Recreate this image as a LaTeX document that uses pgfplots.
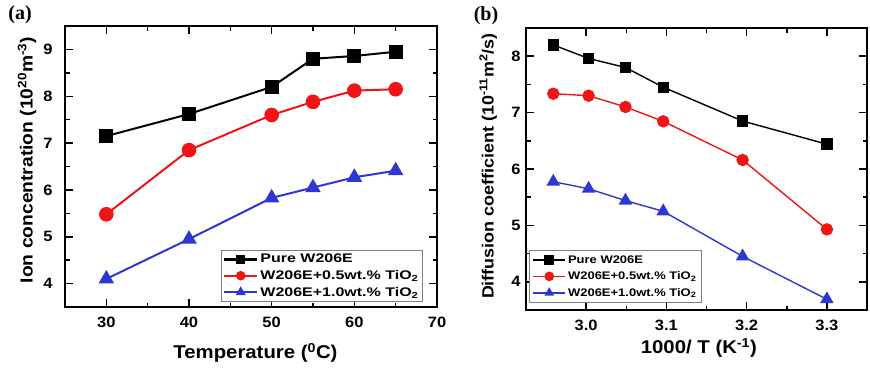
\documentclass[border=0pt]{standalone}
\usepackage{fontspec}
\setmainfont[FakeStretch=1.1]{Liberation Sans}
\newfontfamily\legA[FakeStretch=1.28]{Liberation Sans}
\newfontfamily\legB[FakeStretch=1.18]{Liberation Sans}
\newfontfamily\seriffont{Liberation Serif}
\usepackage{pgfplots}
\pgfplotsset{compat=1.18}
\definecolor{myred}{RGB}{240,20,20}
\definecolor{myblue}{RGB}{45,55,210}
\begin{document}
\begin{tikzpicture}[x=1pt,y=1pt]
\useasboundingbox (0,0) rectangle (870,368);
\pgfplotsset{
  every axis/.append style={
    scale only axis,
    axis line style={line width=2.2pt},
    every tick/.style={line width=1.5pt, black},
    tick align=inside,
    major tick length=8pt, minor tick length=4.5pt,
    /pgf/number format/assume math mode=true,
    ticklabel style={font=\bfseries\fontsize{15}{15}\selectfont},
    label style={font=\bfseries\fontsize{18.5}{18.5}\selectfont},
    legend cell align=left,
  }
}
\begin{axis}[
  at={(65pt,61pt)}, anchor=south west,
  width=372pt, height=281pt,
  xmin=25, xmax=70, ymin=3.5, ymax=9.5,
  xtick={30,40,50,60,70}, ytick={4,5,6,7,8,9},
  minor x tick num=1, minor y tick num=1,
  xticklabel style={yshift=-6pt},
  yticklabel style={xshift=-9pt},
  xlabel={Temperature (\textsuperscript{0}C)},
  ylabel={Ion concentration (10\textsuperscript{20}m\textsuperscript{-3})},
  xlabel style={at={(axis description cs:0.512,-0.164)}, anchor=center},
  ylabel style={at={(axis description cs:-0.102,0.523)}, anchor=center, font=\bfseries\fontsize{17.5}{17.5}\selectfont},
  legend image code/.code={\draw[mark repeat=2,mark phase=2, mark size=3.5pt, line width=2.4pt] plot coordinates {(0pt,0pt) (16.5pt,0pt) (33pt,0pt)};},
  legend style={at={(rel axis cs:0.962,0.018)}, anchor=south east, draw=gray, line width=0.8pt,
    font=\legA\bfseries\fontsize{12.5}{13}\selectfont, row sep=2pt, inner sep=2pt},
]
\addplot[black, line width=2pt, mark=square*, mark size=6pt] coordinates {(30,7.15) (40,7.62) (50,8.2) (55,8.8) (60,8.86) (65,8.95)};
\addlegendentry{Pure W206E}
\addplot[myred, line width=2pt, mark=*, mark size=6.3pt] coordinates {(30,5.48) (40,6.85) (50,7.6) (55,7.88) (60,8.12) (65,8.15)};
\addlegendentry{W206E+0.5wt.\% TiO\textsubscript{2}}
\addplot[myblue, line width=2pt, mark=triangle*, mark size=7pt] coordinates {(30,4.1) (40,4.95) (50,5.83) (55,6.05) (60,6.27) (65,6.41)};
\addlegendentry{W206E+1.0wt.\% TiO\textsubscript{2}}
\end{axis}
\begin{axis}[
  at={(526pt,58pt)}, anchor=south west,
  width=341pt, height=282pt,
  xmin=2.925, xmax=3.35, ymin=3.5, ymax=8.5,
  xtick={3.0,3.1,3.2,3.3}, ytick={4,5,6,7,8},
  minor x tick num=1, minor y tick num=1,
  xticklabel style={yshift=-6pt, /pgf/number format/.cd, fixed, fixed zerofill, precision=1},
  yticklabel style={xshift=-2pt},
  xlabel={1000/ T (K\textsuperscript{-1})},
  ylabel={Diffusion coefficient (10\textsuperscript{-11}m\textsuperscript{2}/s)},
  xlabel style={at={(axis description cs:0.507,-0.135)}, anchor=center},
  ylabel style={at={(axis description cs:-0.111,0.51)}, anchor=center, font=\bfseries\fontsize{16.3}{16.3}\selectfont},
  legend image code/.code={\draw[mark repeat=2,mark phase=2, mark size=4pt, line width=1.6pt] plot coordinates {(0pt,0pt) (16pt,0pt) (32pt,0pt)};},
  legend style={at={(rel axis cs:0.009,0.025)}, anchor=south west, draw=gray, line width=0.8pt,
    font=\legB\bfseries\fontsize{11}{12}\selectfont, row sep=3pt, inner sep=3pt},
]
\addplot[black, line width=1.4pt, mark=square*, mark size=5pt] coordinates {(2.959,8.2) (3.003,7.96) (3.049,7.8) (3.096,7.45) (3.195,6.85) (3.30,6.44)};
\addlegendentry{Pure W206E}
\addplot[myred, line width=1.4pt, mark=*, mark size=5.5pt] coordinates {(2.959,7.335) (3.003,7.30) (3.049,7.10) (3.096,6.845) (3.195,6.16) (3.30,4.93)};
\addlegendentry{W206E+0.5wt.\% TiO\textsubscript{2}}
\addplot[myblue, line width=1.4pt, mark=triangle*, mark size=6.5pt] coordinates {(2.959,5.775) (3.003,5.65) (3.049,5.44) (3.096,5.25) (3.195,4.45) (3.30,3.69)};
\addlegendentry{W206E+1.0wt.\% TiO\textsubscript{2}}
\end{axis}
\node[font=\seriffont\bfseries\fontsize{20}{20}\selectfont] at (20,353) {(a)};
\node[font=\seriffont\bfseries\fontsize{20}{20}\selectfont] at (486,352) {(b)};
\end{tikzpicture}
\end{document}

—————

EXERCISE DIRECTIONS: The answer is the number of lines in the preceding material that hold "image"; write that number and nothing else.

PROBLEM SOLUTION: 3